Grint's person-based leadership theory is really important to understand how to become a leader, but other perspectives are equally important to understand the definition of a leader. The distinction between Grint’s person-based leadership and process-based leadership is one that has developed in wider leadership literature. This represents a significant change of leadership as both a noun and a verb. While the first perspective focuses on individuality, personality, skills, and achievements, the second focuses on how leadership happens, as it can also be defined as a social process. The leadership as verb perspective draws attention to leadership as a practice that is situated, relational, and embedded in the everyday, rather than in the extraordinary individual who occupies a rarefied position.
Another crucial Grint's perspective is the result-based leadership theory. It is appropriate to say that without results there is little support for leadership as results give power to definition. It is not always important that people who are responsible are the ones who achieve results, even people who are irrational, insane, and unreasonable can be leaders through the results of their actions. It doesn’t matter the way results are achieved; it can be ethical or unethical. Whereas Grint’s person-based leadership does not talk about whether a leader with all personal qualities will be able to achieve the result. It focuses more on attributes a leader should have rather than how these qualities will help him achieve his goal.
The ‘position’ of a person plays a major role in explaining the theory of leadership. Grint’s position-based leadership theory tells that “it is from where the leader operates makes them the leader” (Grint, 2005). In formal organization, position-based leadership matter as a mode of social organizations into a set of predetermined relationships and practices providing the blueprint. Authority relationships legitimize the pattern of the dependency process, and formal organization has the least distinctive yet 2 complementary aspects. Firstly, the structure of the organization institutionalizes the leadership process into networks of processes. Secondly, meditating or interpersonal relationships with others. Let's take the example of Jeff Bezos (CEO of Amazon). In today's time, he is one of the most successful leaders. The thing that makes him a successful leader is all his personal qualities and the goals he has achieved, but there is one more thing that made him a leader – because of his 'position' he had all the authority and control to show all his skills. This example tells how important a person’s position can be linked to his or her personal qualities to become a good leader.
Often people make a mistake by assuming ‘manager' and 'leader' same thing, but this is not true. Leadership is defined as the alleged opposite of management. The difference between a manager and a leader is that a manager takes care of all the seen problems that have strait jack solutions also called 'déjà vu', whereas a leader can't take care of all the unseen problems with his personal qualities and experience also called 'vu jade'. Leaders are required to reduce the anxiety of the followers and their team members by providing them with innovative solutions, for example, if the prices of the shares drop, how the CEO of the company will react to find a solution to the problem would be called traits of a leader. The mindset of a leader matters a lot that is what makes him different than a manager.
The power a leader has is different than the power of a manager or a commander.

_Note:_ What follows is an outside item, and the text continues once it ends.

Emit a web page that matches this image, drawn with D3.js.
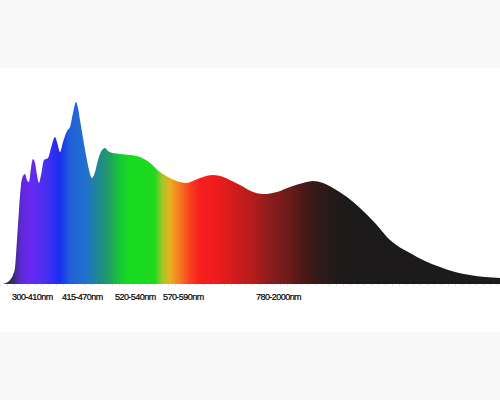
<!DOCTYPE html>
<html>
<head>
<meta charset="utf-8">
<script src="https://cdn.jsdelivr.net/npm/d3@7"></script>
<style>
  body { margin: 0; background: #fff; }
  svg { display: block; }
</style>
</head>
<body>
<svg id="chart" width="500" height="400"></svg>
<script>
// relative position along the spectrum (0-100) and relative intensity (0-100)
const position = [0.6, 1.2, 2, 2.6, 3, 3.4, 3.8, 4.2, 4.6, 5, 5.4, 5.8, 6.2, 6.6, 7, 7.4, 7.8, 8.2, 8.8, 9.6,
    10.2, 11, 11.4, 12, 12.6, 13.4, 14, 14.6, 15.2, 15.6, 16, 16.6, 17.2, 17.8, 18.4, 19, 19.6, 20.4, 21, 21.6,
    22.6, 24, 26, 28, 30, 32, 34, 36, 37.4, 39, 40.6, 42.6, 44.6, 46.4, 48, 50.6, 52.6, 55.4, 58, 60.6,
    62.6, 64.6, 66.6, 69.4, 72, 75, 78, 82, 85, 88, 91, 94, 97, 100];
const intensity = [0, 0.5, 2.2, 4.9, 8.7, 23.9, 40.2, 53.8, 58.7, 59.8, 56.5, 55.4, 63, 67.9, 65.8, 59.2, 54.9, 59.2, 67.4, 68.5,
    73.9, 79.9, 77.2, 71.7, 77.2, 83.2, 85.3, 92.9, 98.9, 95.7, 89.1, 79.3, 70.1, 62, 57.6, 60.9, 67.4, 72.8, 73.9, 72.3,
    71.2, 70.7, 70.1, 69, 65.8, 60.9, 57.6, 55.4, 54.9, 56.5, 58.2, 59.2, 58.2, 56, 53.8, 50, 48.9, 50, 52.7, 54.9,
    56, 54.9, 52.2, 47.3, 41.3, 33.2, 23.9, 16.8, 12.5, 9.2, 6.5, 4.9, 3.8, 3.3];

// colour of the spectrum at each position
const colorStops = [0.6, 2.6, 4, 6, 9, 12, 14, 17, 20, 22, 24, 26, 31, 32.4, 34, 36, 38, 40, 43, 48, 51, 54, 58, 61, 64, 68, 72, 100];
const colorValues = ["#2a2a2a", "#3a2a6a", "#5a2ad0", "#6a28f0", "#4a30f0", "#1a2ef0", "#2060d8", "#2070d0", "#1f8a8a", "#20a060",
    "#18c838", "#18dc20", "#20d820", "#a0c828", "#e8b020", "#f87820", "#f84020", "#f81e1e", "#f01c1c", "#c81c1c",
    "#b01c1c", "#8a1c1c", "#6a1a1a", "#481818", "#301a1a", "#201a1a", "#1c1a1a", "#1c1a1a"];

const labels = ["300-410nm", "415-470nm", "520-540nm", "570-590nm", "780-2000nm"];
const labelPos = [2.4, 12.4, 23, 32.6, 51.2];

const svg = d3.select("#chart");
const width = 500, height = 400;

// grey bands above and below the picture
svg.append("rect").attr("x", 0).attr("y", 0).attr("width", width).attr("height", 68).attr("fill", "#f9f9f9");
svg.append("rect").attr("x", 0).attr("y", 332).attr("width", width).attr("height", 68).attr("fill", "#f9f9f9");

const x = d3.scaleLinear().domain([0, 100]).range([0, 500]);
const y = d3.scaleLinear().domain([0, 100]).range([284, 100]);

const grad = svg.append("defs").append("linearGradient")
    .attr("id", "spectrum")
    .attr("gradientUnits", "userSpaceOnUse")
    .attr("x1", x(0)).attr("x2", x(100))
    .attr("y1", 0).attr("y2", 0);

grad.selectAll("stop")
    .data(colorStops)
    .enter().append("stop")
    .attr("offset", d => (d / 100))
    .attr("stop-color", (d, i) => colorValues[i]);

const data = position.map((p, i) => ({ p: p, v: intensity[i] }));

const area = d3.area()
    .x(d => x(d.p))
    .y0(y(0))
    .y1(d => y(d.v))
    .curve(d3.curveMonotoneX);

svg.append("path")
    .datum(data)
    .attr("d", area)
    .attr("fill", "url(#spectrum)");

// faint baseline
svg.append("line")
    .attr("x1", x(0)).attr("x2", x(100))
    .attr("y1", y(0) + 1).attr("y2", y(0) + 1)
    .attr("stroke", "#c8c8c8")
    .attr("stroke-width", 1)
    .attr("stroke-dasharray", "1,6");

svg.append("g")
    .selectAll("text")
    .data(labels)
    .enter().append("text")
    .attr("x", (d, i) => x(labelPos[i]))
    .attr("y", 300)
    .attr("font-family", "Liberation Sans, Arial, sans-serif")
    .attr("font-size", "9px")
    .attr("letter-spacing", "-0.55px")
    .attr("fill", "#000")
    .attr("stroke", "#000")
    .attr("stroke-width", 0.2)
    .text(d => d);
</script>
</body>
</html>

It is assumed that there are 2 types of powers. Firstly hard power, which means that physical strength and dominance are asserted through asymmetric resources than an idea, for example, political strength asserted by the parties to win elections. Secondly, soft power, which doesn’t mean weak or fragile, but rather influence derived from legitimacy and positive value, such as military, they have to win hearts and have some values to prove. The cold war is one example in which both powers soft and hard will be used. Commanders better fit better with hard power, whereas leaders are more suited with soft power because they have the skill to motivate and influence other people. For example, let's the case study of the Cuban Missile Crisis, when the USSR (Union of Soviet Socialist Republics) threatened the USA that they will throw a nuclear bomb if the USA tries to invade Cuba. This is one of the most important cold wars in history. Two leaders John F. Kennedy and Khrushchev showed their managerial as well as their leadership problems, which means that both soft and hard powers were used to end the cold war. Kennedy and Khrushchev were great personalities, they solved all their wicked problems like leaders do and all their critical problems like commanders. This explains that a leader is a manager, but a manager is not a leader, it's because of all the personal qualities he has better than a manager defines a leader.

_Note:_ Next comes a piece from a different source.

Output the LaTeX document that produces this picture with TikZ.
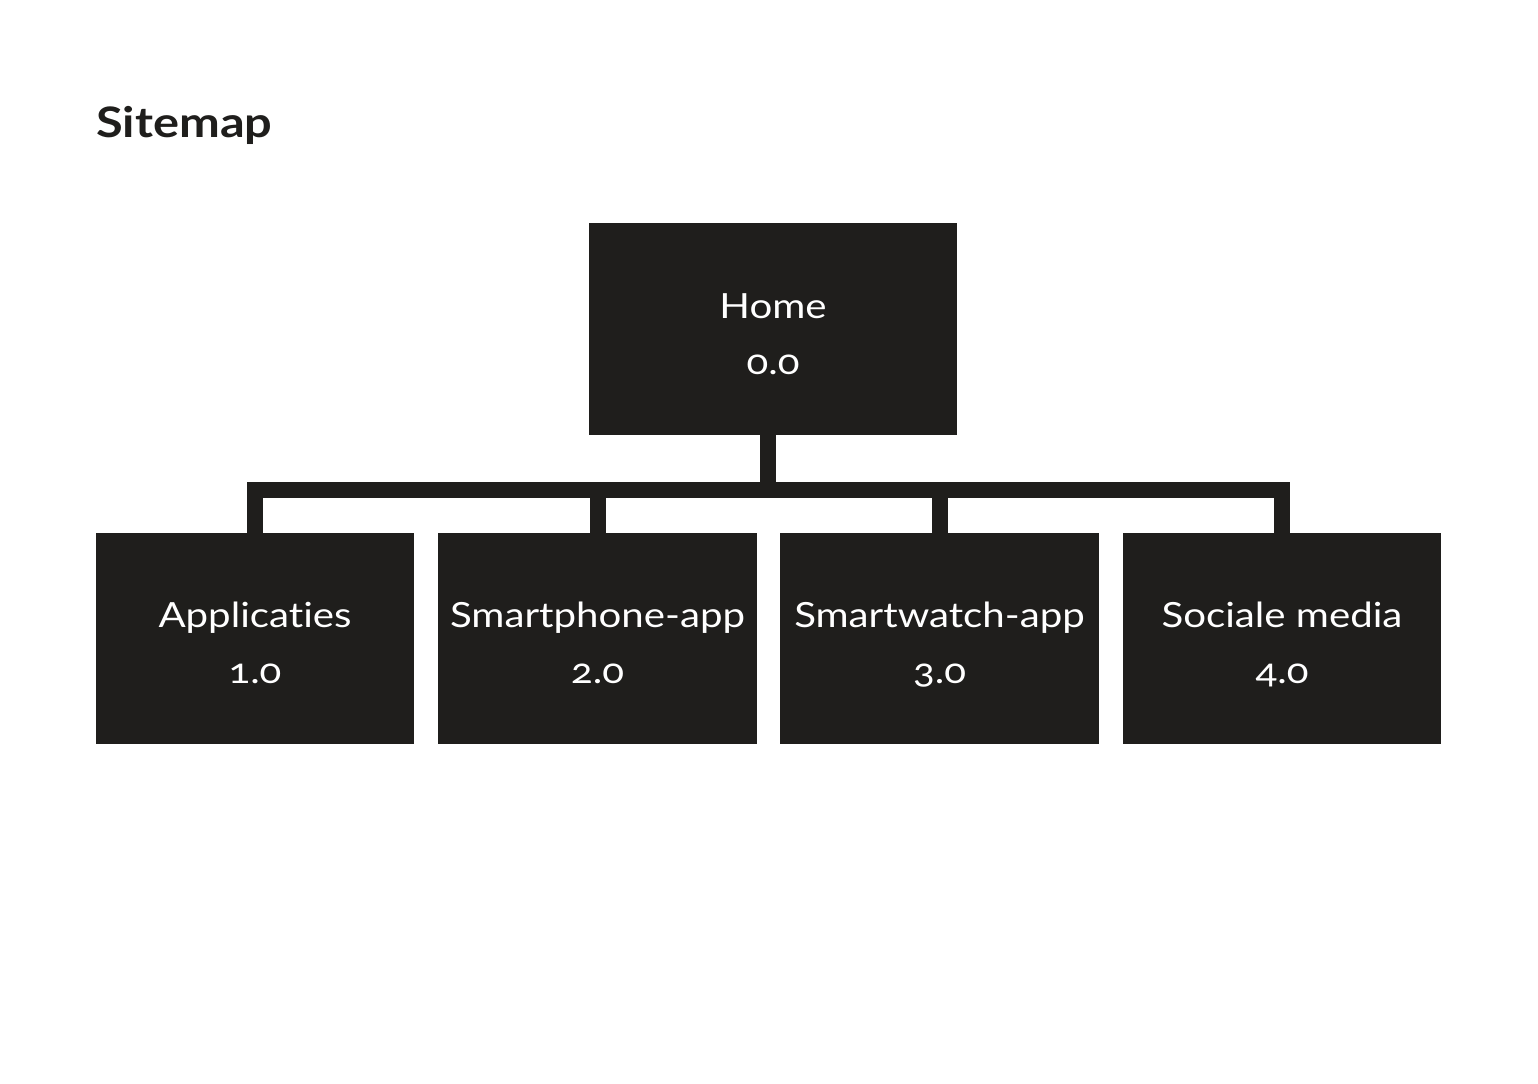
\documentclass[tikz,border=0pt]{standalone}
\usepackage{fontspec}
\setmainfont{Lato}[Numbers=OldStyle,Ligatures=NoCommon,FakeStretch=1.16]
\usetikzlibrary{calc}
\definecolor{ink}{HTML}{1F1E1C}
\begin{document}
\begin{tikzpicture}[x=0.75pt,y=-0.75pt,
  box/.style={fill=ink,draw=none,inner sep=0pt,minimum width=#1*0.75pt,minimum height=211*0.75pt},
  lbl/.style={anchor=base,text=white,inner sep=0pt,font=\fontsize{26}{30}\selectfont},
  conn/.style={draw=ink,line width=12pt,line join=miter}]
\useasboundingbox (0,0) rectangle (1538,1084);
\node[anchor=base west,inner sep=0pt,text=ink,font=\fontsize{31.5}{36}\selectfont\bfseries] (title) at (96,138) {Sitemap};
\node[box=368,minimum height=212*0.75pt] (home) at (773,329) {};
\node[box=318] (c1) at (255,638.5) {};
\node[box=319] (c2) at (597.5,638.5) {};
\node[box=319] (c3) at (939.5,638.5) {};
\node[box=318] (c4) at (1282,638.5) {};
\node[lbl] (homet) at ($(home.center)+(0,-11)$) {Home};
\node[lbl] (homen) at ($(home.center)+(0,45)$) {0.0};
\node[lbl] (c1t) at ($(c1.center)+(0,-11)$) {Applicaties};
\node[lbl] (c1n) at ($(c1.center)+(0,45)$) {1.0};
\node[lbl] (c2t) at ($(c2.center)+(0,-11)$) {Smartphone-app};
\node[lbl] (c2n) at ($(c2.center)+(0,45)$) {2.0};
\node[lbl] (c3t) at ($(c3.center)+(0,-11)$) {Smartwatch-app};
\node[lbl] (c3n) at ($(c3.center)+(0,45)$) {3.0};
\node[lbl] (c4t) at ($(c4.center)+(0,-11)$) {Sociale media};
\node[lbl] (c4n) at ($(c4.center)+(0,45)$) {4.0};
\coordinate (hub) at (768,489.5);
\draw[conn] (home.south -| hub) -- (hub);
\draw[conn] (c1.north) -- (c1.north |- hub) -- (c4.north |- hub) -- (c4.north);
\draw[conn] (c2.north) -- (c2.north |- hub);
\draw[conn] (c3.north) -- (c3.north |- hub);
\end{tikzpicture}
\end{document}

The leadership depends on the situation to a great extent. Hence, leadership can take different forms at different times. Personal qualities are not the only thing that matters in leadership; cultural influences such as nation of origin and religion can be also important. There is variation in the concept of leadership across the world, therefore, consisting of a wide range of beliefs about leaders. Leaders don’t make all decisions, they let their team participate, and a common decision is made in favor of the majority. Let's take the example of how personal qualities are not the only leaders need. We are all acquainted with the concept of 'championship' or 'champions' in various games and sports. Commonly a team is judged or agreed to be a 'champion' at regular intervals, e.g., annually, in virtue of certain features of its performance against other contesting teams. Then for a certain period, for example, a year, this team is by definition a 'champion', even though as months go by it becomes probable or certain that they will not repeat their success. But now let us imagine a championship of the following kind. In this championship, each team specializes in a unique method, strategy, and style of play of its own, to which all its members subscribe to the best of their ability. Secondly, 'championship' is not adjudged and awarded in terms of the highest number of markable successes. Similarly, if the perspective of leadership changes to result-based leadership, a person's personal skills won't matter unless there are actual results.

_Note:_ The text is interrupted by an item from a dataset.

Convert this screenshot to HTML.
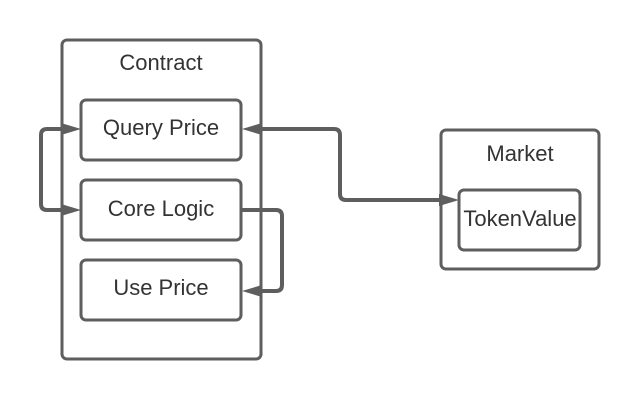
<!DOCTYPE html>
<html><head><meta charset="utf-8"><style>html,body{margin:0;padding:0;background:#fff}</style></head>
<body>
<svg width="640" height="400" xmlns="http://www.w3.org/2000/svg" style="display:block">
<rect width="640" height="400" fill="#fff"/>
<g fill="none" stroke="#5e5e5e" stroke-width="3">
<rect x="62" y="40" width="199" height="319" rx="5"/>
<rect x="81" y="100" width="160" height="60" rx="5"/>
<rect x="81" y="180" width="160" height="60" rx="5"/>
<rect x="81" y="260" width="160" height="60" rx="5"/>
<rect x="441" y="130" width="158" height="139" rx="5"/>
<rect x="459" y="190" width="121" height="60" rx="5"/>
<g stroke-width="4">
<path d="M64 129 H47 Q41 129 41 135 V204 Q41 210 47 210 H64"/>
<path d="M241 210 H276 Q282 210 282 216 V285 Q282 291 276 291 H262"/>
<path d="M262 129 H334 Q340 129 340 135 V194 Q340 200 346 200 H440"/>
</g>
</g>
<g fill="#5e5e5e">
<polygon points="81,129 61,123 61,135"/>
<polygon points="81,210 61,204 61,216"/>
<polygon points="242,291 262,285 262,297"/>
<polygon points="242,129 262,123 262,135"/>
<polygon points="459,200 439,194 439,206"/>
</g>
<g font-family="Liberation Sans, sans-serif" font-size="22" fill="#333" text-anchor="middle">
<text x="161" y="70">Contract</text>
<text x="161" y="135">Query Price</text>
<text x="161" y="216">Core Logic</text>
<text x="161" y="295">Use Price</text>
<text x="520" y="161">Market</text>
<text x="520" y="226">TokenValue</text>
</g>
</svg>
</body></html>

Thus, the statement is true that “you can’t be a leader without all personal qualities”, a leader needs all the personal qualities like good communication skills, influencing and motivating techniques. But that’s not enough, a leader should have the capability to make his skills and personal qualities into results. It’s very easy for any leader to operate from a position in a formal organization, but a real leader knows how to lead others in informal organizations. Leaders know how to engage themselves with culture and changing environment. Leaders have that soft power as assumed to influence their followers with the charisma and passion they have in themselves (Grant's person-based leadership). They can tackle wicked and critical situations with unique solutions. This sums up that all four perspectives of Grint – position-based, person-based, result-based, and process-based leadership – are interrelated and one thing leads to another. But it will not be true if we say personal skills are the only that defines leadership, all other perspectives of Grint give meaning to a whole new definition of leadership.